With its centennial just a few seasons away, Mannes College The New School for Music has redefined its relationship to music education. MATTHEW SIGMAN reports.

Mannes Enters the Modern Era hdl 813
Illustrations: Janusz Kapusta
© Janusz Kapusta 2013
Mannes Enters the Modern Era lg 813
© Janusz Kapusta 2013

When the subject turns to opera, Richard Kessler leaps out of his chair. As dean of Mannes College, the elite music conservatory on Manhattan's Upper West Side, Kessler is elated at the potential for collaborating with the sibling colleges with which Mannes coexists under the aegis of the New School, New York City's longstanding university committed to creativity and progressive ideas. Long a guardian of Bach-to-Brahms tonality (Renaissance music has been considered as heretical as Minimalism), Mannes, under Kessler's leadership, is now implementing a plan that will not only broaden the curriculum and repertoire for its consummately talented performers and composers but perhaps enable them to make a living, too. 

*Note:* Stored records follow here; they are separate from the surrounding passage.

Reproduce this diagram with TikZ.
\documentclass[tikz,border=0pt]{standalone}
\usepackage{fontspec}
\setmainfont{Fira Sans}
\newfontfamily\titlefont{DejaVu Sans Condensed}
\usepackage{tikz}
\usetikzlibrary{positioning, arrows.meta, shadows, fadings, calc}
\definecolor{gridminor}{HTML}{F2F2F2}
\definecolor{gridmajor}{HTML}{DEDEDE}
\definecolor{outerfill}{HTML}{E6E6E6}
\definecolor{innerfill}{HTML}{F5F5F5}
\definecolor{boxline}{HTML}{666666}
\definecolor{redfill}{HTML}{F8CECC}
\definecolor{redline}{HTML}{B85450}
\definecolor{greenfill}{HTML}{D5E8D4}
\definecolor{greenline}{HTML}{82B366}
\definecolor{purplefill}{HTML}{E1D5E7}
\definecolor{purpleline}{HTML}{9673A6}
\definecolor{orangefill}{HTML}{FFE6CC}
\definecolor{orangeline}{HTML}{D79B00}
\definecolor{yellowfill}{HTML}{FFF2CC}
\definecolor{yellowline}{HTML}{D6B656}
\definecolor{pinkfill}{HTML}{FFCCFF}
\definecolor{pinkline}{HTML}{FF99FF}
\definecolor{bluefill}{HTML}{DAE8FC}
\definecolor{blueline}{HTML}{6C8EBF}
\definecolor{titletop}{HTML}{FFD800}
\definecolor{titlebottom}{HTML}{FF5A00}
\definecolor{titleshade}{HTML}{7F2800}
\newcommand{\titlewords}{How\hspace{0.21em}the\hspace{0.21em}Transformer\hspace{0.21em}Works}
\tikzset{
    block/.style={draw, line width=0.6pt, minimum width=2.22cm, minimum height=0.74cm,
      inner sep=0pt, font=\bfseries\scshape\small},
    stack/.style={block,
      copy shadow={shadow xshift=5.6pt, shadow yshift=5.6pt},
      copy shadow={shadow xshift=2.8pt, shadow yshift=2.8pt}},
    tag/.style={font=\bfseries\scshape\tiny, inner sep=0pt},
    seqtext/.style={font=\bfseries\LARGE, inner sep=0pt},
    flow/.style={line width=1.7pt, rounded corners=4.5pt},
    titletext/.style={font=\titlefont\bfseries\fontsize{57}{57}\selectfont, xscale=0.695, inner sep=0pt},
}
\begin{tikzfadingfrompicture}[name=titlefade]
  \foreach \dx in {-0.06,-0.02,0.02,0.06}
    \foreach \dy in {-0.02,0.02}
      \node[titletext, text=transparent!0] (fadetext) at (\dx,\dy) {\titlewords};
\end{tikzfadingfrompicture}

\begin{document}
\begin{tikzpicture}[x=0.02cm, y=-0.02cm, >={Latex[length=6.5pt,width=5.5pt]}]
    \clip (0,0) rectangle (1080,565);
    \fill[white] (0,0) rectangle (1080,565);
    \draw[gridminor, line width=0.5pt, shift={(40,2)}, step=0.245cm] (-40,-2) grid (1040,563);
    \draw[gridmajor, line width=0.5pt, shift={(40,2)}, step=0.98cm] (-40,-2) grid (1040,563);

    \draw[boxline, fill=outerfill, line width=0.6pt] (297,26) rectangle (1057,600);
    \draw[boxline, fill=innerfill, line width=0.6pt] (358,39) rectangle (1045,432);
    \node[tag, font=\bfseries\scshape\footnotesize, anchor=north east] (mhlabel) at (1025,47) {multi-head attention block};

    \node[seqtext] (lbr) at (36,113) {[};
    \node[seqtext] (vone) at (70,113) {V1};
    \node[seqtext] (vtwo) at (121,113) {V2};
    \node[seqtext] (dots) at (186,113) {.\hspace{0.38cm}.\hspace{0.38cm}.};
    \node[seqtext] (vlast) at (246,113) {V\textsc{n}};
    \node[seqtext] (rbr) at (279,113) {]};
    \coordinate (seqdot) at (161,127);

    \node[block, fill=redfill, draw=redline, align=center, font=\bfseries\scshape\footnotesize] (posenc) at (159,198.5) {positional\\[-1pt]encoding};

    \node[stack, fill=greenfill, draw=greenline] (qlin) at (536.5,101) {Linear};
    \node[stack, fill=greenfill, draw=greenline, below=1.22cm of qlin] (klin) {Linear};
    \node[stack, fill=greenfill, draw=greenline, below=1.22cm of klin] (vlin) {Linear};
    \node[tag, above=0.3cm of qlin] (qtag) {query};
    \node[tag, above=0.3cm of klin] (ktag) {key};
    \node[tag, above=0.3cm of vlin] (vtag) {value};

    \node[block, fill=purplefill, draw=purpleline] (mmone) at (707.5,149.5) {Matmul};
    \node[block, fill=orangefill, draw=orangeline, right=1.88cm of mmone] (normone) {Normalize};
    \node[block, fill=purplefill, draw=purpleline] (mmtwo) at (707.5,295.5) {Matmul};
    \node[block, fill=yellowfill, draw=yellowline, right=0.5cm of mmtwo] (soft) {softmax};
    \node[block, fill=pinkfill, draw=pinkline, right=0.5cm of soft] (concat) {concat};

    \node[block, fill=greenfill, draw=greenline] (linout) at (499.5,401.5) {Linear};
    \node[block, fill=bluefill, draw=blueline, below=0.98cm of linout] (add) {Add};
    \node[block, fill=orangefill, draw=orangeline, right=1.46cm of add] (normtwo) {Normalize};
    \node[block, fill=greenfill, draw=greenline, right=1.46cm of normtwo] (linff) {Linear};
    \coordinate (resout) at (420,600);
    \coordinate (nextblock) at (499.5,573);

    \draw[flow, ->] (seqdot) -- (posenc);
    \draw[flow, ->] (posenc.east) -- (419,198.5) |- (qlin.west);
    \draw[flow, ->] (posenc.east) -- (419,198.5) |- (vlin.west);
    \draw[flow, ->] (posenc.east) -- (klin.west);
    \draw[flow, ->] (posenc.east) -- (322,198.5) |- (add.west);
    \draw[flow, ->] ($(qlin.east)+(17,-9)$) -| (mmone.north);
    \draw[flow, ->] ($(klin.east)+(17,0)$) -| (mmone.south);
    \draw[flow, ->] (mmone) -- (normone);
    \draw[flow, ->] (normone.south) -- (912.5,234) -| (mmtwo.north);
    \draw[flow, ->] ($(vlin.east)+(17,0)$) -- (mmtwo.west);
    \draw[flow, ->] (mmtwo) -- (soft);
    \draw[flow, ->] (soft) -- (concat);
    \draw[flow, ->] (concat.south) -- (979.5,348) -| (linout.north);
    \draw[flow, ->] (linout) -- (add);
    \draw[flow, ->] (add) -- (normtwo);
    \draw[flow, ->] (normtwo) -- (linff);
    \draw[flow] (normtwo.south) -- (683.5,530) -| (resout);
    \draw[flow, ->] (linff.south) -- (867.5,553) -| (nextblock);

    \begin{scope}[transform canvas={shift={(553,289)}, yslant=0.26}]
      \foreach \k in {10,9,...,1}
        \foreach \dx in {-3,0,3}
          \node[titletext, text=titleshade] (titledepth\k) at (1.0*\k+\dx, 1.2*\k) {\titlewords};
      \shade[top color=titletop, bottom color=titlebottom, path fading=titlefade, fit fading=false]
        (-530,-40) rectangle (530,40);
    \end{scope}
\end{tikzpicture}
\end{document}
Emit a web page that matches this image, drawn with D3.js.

A cross-disciplinary opera production would be emblematic of the results Kessler hopes for in guiding one of America's great conservatories into the modern era. "Just imagine the possibilities if we do Jake Heggie's Dead Man Walking," Kessler says, respectfully eschewing canonical masterpieces in favor of variations on a theme of capital punishment. A coproduction designed by students from the New School's Parsons School for Design would present dazzling possibilities for innovation in costumes and scenery. Development of symposia through the New School's Eugene Lang College for Liberal Arts would offer the opportunity for scholarship and campus engagement. Music, drama, design, politics, social science, education, and community outreach with a downtown aesthetic — it doesn't get more "New School" than that.

The prospect of such innovation is inevitably ruffling the feathers of students, faculty and alumni. Conservatory training, particularly for performance majors, is a zero-sum game: there are only so many hours in a day for classes, lessons, orchestra rehearsals, chamber rehearsals, recitals, gigs and, of course, practice, practice and practice. To fortify its offerings of contemporary music and add coursework in entrepreneurship requires that the school dial down some of its famously intensive requirements in traditional core skills such as ear-training and theory. The "old" Mannes minted performers for the stage. The "new" Mannes will nurture "citizen artists" who perform in multiple genres, compose in various styles, teach in higher education, work as arts administrators and chart their own careers without the luxury (or necessity) of an agent, a manager or a publisher. 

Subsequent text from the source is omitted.